- [Information supplied]:
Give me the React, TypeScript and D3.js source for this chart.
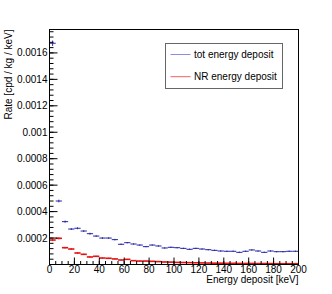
import React from "react";
import * as d3 from "d3";

const W = 332;
const H = 294;

// bin lower edges (keV), bin width 5 keV
const binLow = [0, 5, 10, 15, 20, 25, 30, 35, 40, 45, 50, 55, 60, 65, 70, 75, 80, 85, 90, 95,
  100, 105, 110, 115, 120, 125, 130, 135, 140, 145, 150, 155, 160, 165, 170, 175, 180, 185, 190, 195];
const binWidth = 5;

// rates in units of 1e-4 cpd/kg/keV
const totValues = [16.73, 4.80, 3.24, 2.68, 2.74, 2.53, 2.33, 2.15, 2.00, 2.00, 1.88, 1.53, 1.65, 1.55, 1.47, 1.35, 1.47, 1.40, 1.25, 1.30,
  1.27, 1.22, 1.15, 1.22, 1.17, 1.12, 1.07, 1.02, 1.00, 1.00, 0.92, 1.00, 1.10, 1.02, 0.92, 1.02, 0.97, 0.97, 1.00, 1.00];
const totErrors = [0.20, 0.10, 0.08, 0.07, 0.07, 0.07, 0.07, 0.06, 0.06, 0.06, 0.06, 0.05, 0.05, 0.05, 0.05, 0.05, 0.05, 0.05, 0.05, 0.05,
  0.05, 0.05, 0.05, 0.05, 0.05, 0.05, 0.05, 0.05, 0.05, 0.05, 0.05, 0.05, 0.05, 0.05, 0.05, 0.05, 0.05, 0.05, 0.05, 0.05];
const nrValues = [1.85, 1.98, 1.27, 1.17, 0.87, 0.77, 0.57, 0.62, 0.49, 0.47, 0.42, 0.34, 0.39, 0.29, 0.26, 0.26, 0.24, 0.22, 0.19, 0.18,
  0.16, 0.15, 0.14, 0.13, 0.12, 0.11, 0.10, 0.10, 0.09, 0.09, 0.08, 0.08, 0.08, 0.07, 0.07, 0.07, 0.06, 0.06, 0.06, 0.06];
const nrErrors = [0.08, 0.08, 0.06, 0.06, 0.05, 0.05, 0.04, 0.04, 0.04, 0.04, 0.03, 0.03, 0.03, 0.03, 0.03, 0.03, 0.03, 0.03, 0.02, 0.02,
  0.02, 0.02, 0.02, 0.02, 0.02, 0.02, 0.02, 0.02, 0.02, 0.02, 0.02, 0.02, 0.02, 0.02, 0.02, 0.02, 0.02, 0.02, 0.02, 0.02];

const xTicks = [0, 20, 40, 60, 80, 100, 120, 140, 160, 180, 200];
const yTicks = [0.0002, 0.0004, 0.0006, 0.0008, 0.001, 0.0012, 0.0014, 0.0016];
const yTickLabels = ["0.0002", "0.0004", "0.0006", "0.0008", "0.001", "0.0012", "0.0014", "0.0016"];
const xDomain = [0, 200];
const yDomain = [0, 0.001777];

const series = [
  { name: "tot energy deposit", values: totValues, errors: totErrors, color: "#2424a8", legendColor: "#8c8ce0", width: 1 },
  { name: "NR energy deposit", values: nrValues, errors: nrErrors, color: "#e81010", legendColor: "#f06060", width: 1.6 },
];

const FONT = "'Liberation Sans', Arial, Helvetica, sans-serif";

export default function App() {
  const left = 49.5, right = 298.5, top = 29.5, bottom = 264.5;
  const x = d3.scaleLinear().domain(xDomain).range([left, right]);
  const y = d3.scaleLinear().domain(yDomain).range([bottom, top]);

  const yMinor = d3.range(0, yDomain[1], 0.00004);
  const xMinor = d3.range(0, 200.001, 5);

  return (
    <div style={{ position: "fixed", left: 0, top: 0, width: W, height: H, background: "#fff" }}>
      <svg width={W} height={H} style={{ display: "block" }} fontFamily={FONT}>
        <rect x={0} y={0} width={W} height={H} fill="#fff" />
        {/* data */}
        {series.map((s) => (
          <g key={s.name} stroke={s.color}>
            {s.values.map((v, i) => {
              const x0 = x(binLow[i]);
              const x1 = x(binLow[i] + binWidth);
              const xc = x(binLow[i] + binWidth / 2);
              const yv = y(v * 1e-4);
              const ye0 = y((v - s.errors[i]) * 1e-4);
              const ye1 = y((v + s.errors[i]) * 1e-4);
              return (
                <g key={i}>
                  <line x1={x0} x2={x1} y1={yv} y2={yv} strokeWidth={s.width} />
                  <line x1={xc} x2={xc} y1={Math.min(ye0, bottom)} y2={ye1} strokeWidth={1} />
                </g>
              );
            })}
          </g>
        ))}
        {/* frame */}
        <rect x={left} y={top} width={right - left} height={bottom - top} fill="none" stroke="#000" strokeWidth={1} />
        {/* y ticks */}
        <g stroke="#000" strokeWidth={1}>
          {yMinor.map((t, i) => (
            <line key={"ym" + i} x1={left} x2={left + 4} y1={y(t)} y2={y(t)} />
          ))}
          {yTicks.map((t, i) => (
            <line key={"yM" + i} x1={left} x2={left + 8} y1={y(t)} y2={y(t)} />
          ))}
          {xMinor.map((t, i) => (
            <line key={"xm" + i} x1={x(t)} x2={x(t)} y1={bottom} y2={bottom - 3.5} />
          ))}
          {xTicks.map((t, i) => (
            <line key={"xM" + i} x1={x(t)} x2={x(t)} y1={bottom} y2={bottom - 7} />
          ))}
        </g>
        <g fontSize={10} fill="#000">
          {yTicks.map((t, i) => (
            <text key={"yl" + i} x={left - 2} y={y(t)} dy="0.35em" textAnchor="end">{yTickLabels[i]}</text>
          ))}
          {xTicks.map((t, i) => (
            <text key={"xl" + i} x={x(t)} y={273} textAnchor="middle">{t}</text>
          ))}
          <text x={right} y={282.5} textAnchor="end">Energy deposit [keV]</text>
          <text transform={`translate(11.5, ${top}) rotate(-90)`} textAnchor="end">Rate [cpd / kg / keV]</text>
        </g>
        {/* legend */}
        <rect x={165.5} y={43.5} width={117} height={45} fill="#fff" stroke="#666" strokeWidth={1} />
        {series.map((s, i) => {
          const ly = 54.5 + i * 22.2;
          return (
            <g key={"lg" + i}>
              <line x1={170.5} x2={190.5} y1={ly} y2={ly} stroke={s.legendColor} strokeWidth={1} />
              <text x={194} y={ly} dy="0.35em" fontSize={10} fill="#000">{s.name}</text>
            </g>
          );
        })}
      </svg>
    </div>
  );
}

- [Problem requirements]: Reproduce only the lines from the beginning of the data through the line that contains "const binWidth = 5;", both included, and please drop the pictures.

- [Result below]:
Give me the React, TypeScript and D3.js source for this chart.
import React from "react";
import * as d3 from "d3";

const W = 332;
const H = 294;

// bin lower edges (keV), bin width 5 keV
const binLow = [0, 5, 10, 15, 20, 25, 30, 35, 40, 45, 50, 55, 60, 65, 70, 75, 80, 85, 90, 95,
  100, 105, 110, 115, 120, 125, 130, 135, 140, 145, 150, 155, 160, 165, 170, 175, 180, 185, 190, 195];
const binWidth = 5;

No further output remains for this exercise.